Even when teachers don’t discourage self-advocacy, Kaczmarek said the survey will allow students to discreetly communicate their needs if they don’t want classmates to overhear sensitive information.
After developing the tool, Kaczmarek said she brought it to Kylie Lindquist, the assistant principal of curriculum and instruction at RB, who organized a plan for the student to present her creation to the school faculty during a teacher institute day.
“I honestly wasn’t nervous at all. The only thing I was nervous about was reading my own speech that I wrote because, obviously, I have a reading disability,” she said. “Lots of [teachers] were really excited. I had one teacher come up to me, and she said, ‘You don’t know who I am, but your speech made me cry’ … She said her son has dyslexia, and she understands how hard it is for him to read on his own, so me saying my story was really powerful, and it really impacted her.”
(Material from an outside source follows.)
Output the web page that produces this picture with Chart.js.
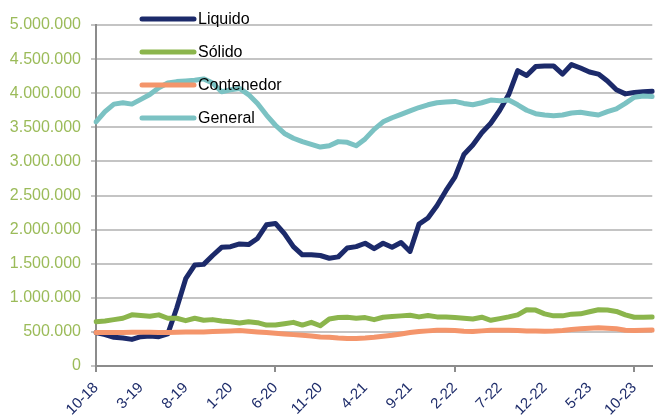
<!DOCTYPE html>
<html>
<head>
<meta charset="utf-8">
<script src="https://cdn.jsdelivr.net/npm/chart.js@4"></script>
<style>
  html, body { margin: 0; padding: 0; background: #fff; overflow: hidden; }
  #wrap { width: 672px; height: 416px; }
</style>
</head>
<body>
<div id="wrap"><canvas id="TrafficChart" width="672" height="416"></canvas></div>
<script>
// months, Oct 2018 to Dec 2023
const months = [
  '10-18','11-18','12-18',
  '1-19','2-19','3-19','4-19','5-19','6-19','7-19','8-19','9-19','10-19','11-19','12-19',
  '1-20','2-20','3-20','4-20','5-20','6-20','7-20','8-20','9-20','10-20','11-20','12-20',
  '1-21','2-21','3-21','4-21','5-21','6-21','7-21','8-21','9-21','10-21','11-21','12-21',
  '1-22','2-22','3-22','4-22','5-22','6-22','7-22','8-22','9-22','10-22','11-22','12-22',
  '1-23','2-23','3-23','4-23','5-23','6-23','7-23','8-23','9-23','10-23','11-23','12-23'
];

const liquido = [
  490000, 460000, 420000, 410000, 390000, 430000, 440000, 430000, 470000, 850000,
  1280000, 1480000, 1490000, 1620000, 1740000, 1750000, 1790000, 1780000, 1870000, 2070000,
  2090000, 1940000, 1750000, 1630000, 1630000, 1620000, 1580000, 1600000, 1730000, 1750000,
  1800000, 1720000, 1800000, 1740000, 1810000, 1680000, 2080000, 2170000, 2350000, 2570000,
  2770000, 3100000, 3240000, 3420000, 3560000, 3750000, 3980000, 4330000, 4260000, 4390000,
  4400000, 4400000, 4280000, 4420000, 4370000, 4310000, 4280000, 4180000, 4050000, 3990000,
  4010000, 4020000, 4030000
];

const solido = [
  650000, 660000, 680000, 700000, 750000, 740000, 730000, 750000, 700000, 700000,
  665000, 700000, 670000, 680000, 660000, 650000, 630000, 650000, 635000, 600000,
  600000, 620000, 640000, 600000, 640000, 590000, 690000, 710000, 715000, 700000,
  710000, 680000, 715000, 725000, 735000, 745000, 720000, 740000, 720000, 720000,
  710000, 700000, 690000, 715000, 670000, 695000, 720000, 750000, 825000, 820000,
  765000, 735000, 735000, 760000, 765000, 795000, 825000, 820000, 800000, 750000,
  715000, 715000, 720000
];

const contenedor = [
  490000, 490000, 490000, 492000, 495000, 495000, 495000, 493000, 490000, 495000,
  498000, 500000, 500000, 505000, 510000, 515000, 520000, 510000, 500000, 490000,
  480000, 470000, 460000, 450000, 440000, 425000, 420000, 410000, 405000, 405000,
  410000, 420000, 435000, 450000, 470000, 490000, 505000, 515000, 525000, 525000,
  520000, 510000, 505000, 515000, 525000, 525000, 525000, 520000, 515000, 512000,
  510000, 512000, 520000, 535000, 545000, 555000, 560000, 555000, 545000, 525000,
  520000, 525000, 528000
];

const general = [
  3580000, 3730000, 3840000, 3860000, 3840000, 3910000, 3980000, 4080000, 4150000, 4170000,
  4180000, 4190000, 4210000, 4150000, 4020000, 4050000, 4070000, 3980000, 3850000, 3680000,
  3530000, 3410000, 3340000, 3290000, 3250000, 3210000, 3230000, 3290000, 3280000, 3230000,
  3330000, 3470000, 3580000, 3640000, 3690000, 3740000, 3790000, 3830000, 3860000, 3870000,
  3880000, 3850000, 3830000, 3860000, 3900000, 3890000, 3900000, 3830000, 3750000, 3700000,
  3680000, 3670000, 3680000, 3710000, 3720000, 3700000, 3680000, 3730000, 3770000, 3850000,
  3940000, 3960000, 3950000
];

const yTicks = { min: 0, max: 5000000, step: 500000 };

const FONT = '"Liberation Sans", Arial, sans-serif';

function dotted(v) {
  return String(v).replace(/\B(?=(\d{3})+(?!\d))/g, '.');
}

// legend drawn inside the plot, top left, like the original
const insideLegend = {
  id: 'insideLegend',
  afterDatasetsDraw(chart) {
    const c = chart.ctx;
    c.save();
    c.font = '16px ' + FONT;
    c.textBaseline = 'middle';
    c.lineCap = 'round';
    chart.data.datasets.forEach((ds, i) => {
      let y = 19 + i * 33;
      c.strokeStyle = ds.borderColor;
      c.lineWidth = 5;
      c.beginPath();
      c.moveTo(142, y);
      c.lineTo(194, y);
      c.stroke();
      c.fillStyle = '#000';
      c.fillText(ds.label, 198, y + 1);
    });
    c.restore();
  }
};

function line(label, data, color, order) {
  return {
    label: label,
    data: data,
    borderColor: color,
    backgroundColor: color,
    borderWidth: 5,
    pointRadius: 0,
    tension: 0,
    borderJoinStyle: 'round',
    borderCapStyle: 'round',
    order: order
  };
}

const ctx = document.getElementById('TrafficChart').getContext('2d');
new Chart(ctx, {
  type: 'line',
  data: {
    labels: months,
    datasets: [
      line('Liquido', liquido, '#1C2A6A', 3),
      line('Sólido', solido, '#8BB54C', 2),
      line('Contenedor', contenedor, '#F4956B', 1),
      line('General', general, '#7BC2C3', 0)
    ]
  },
  options: {
    responsive: false,
    animation: false,
    layout: { padding: { top: 25, left: 0, right: 0, bottom: 0 } },
    plugins: {
      legend: { display: false },
      tooltip: { enabled: false }
    },
    scales: {
      x: {
        offset: false,
        afterFit: (s) => { s.height = 50; },
        grid: {
          drawOnChartArea: false,
          drawTicks: true,
          tickLength: 6,
          lineWidth: 2,
          color: (c) => (c.index % 20 === 0 ? '#8C8C8C' : 'rgba(0,0,0,0)')
        },
        border: { color: '#8C8C8C', width: 2 },
        ticks: {
          autoSkip: false,
          maxRotation: 45,
          minRotation: 45,
          padding: 7,
          color: '#1F2D6B',
          font: { size: 15, family: FONT },
          callback: function (val, i) { return i % 5 === 0 ? months[i] : ''; }
        }
      },
      y: {
        min: yTicks.min,
        max: yTicks.max,
        afterFit: (s) => { s.width = 96; },
        grid: {
          color: '#C4C4C4',
          lineWidth: 2,
          tickLength: 5
        },
        border: { color: '#8C8C8C', width: 2 },
        ticks: {
          stepSize: yTicks.step,
          padding: 10,
          color: '#9BBB59',
          font: { size: 16, family: FONT },
          callback: (v) => dotted(v)
        }
      }
    }
  },
  plugins: [insideLegend]
});
</script>
</body>
</html>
Lindquist and Kevin Baldus, RB’s director of special education services, did not respond to an interview request about the implementation of Kaczmarek’s tool.
Using data shared by teachers, Kaczmarek said about 170 students had filled out the survey in the first three weeks after it was implemented at RB, though she attributed some of that volume to the approach of finals week, which is now underway.
She said teachers and parents have reached out to her to get their own copies of the survey to use outside RB, such as in their own classrooms in local middle schools.
“They want that survey in their classrooms. They told me that they absolutely love this. They want to be better teachers, and they want this to help their students,” she said. “They also told me that middle schoolers having the survey now and learning how to self-advocate now will be way better learning it then than in high school.”
While the tool is based on Kaczmarek’s own experiences of not being accommodated, she said she created it to help other students like her.
“I know that I would definitely have thrived from [having] this tool in classrooms, but I’m more glad that other kids get to have it as well. I’m graduating next week, so I won’t have this tool anymore to use, but I’m really glad other kids will have this tool to use in their classrooms. I feel like this will really impact their lives and make a difference in how they self-advocate,” she said.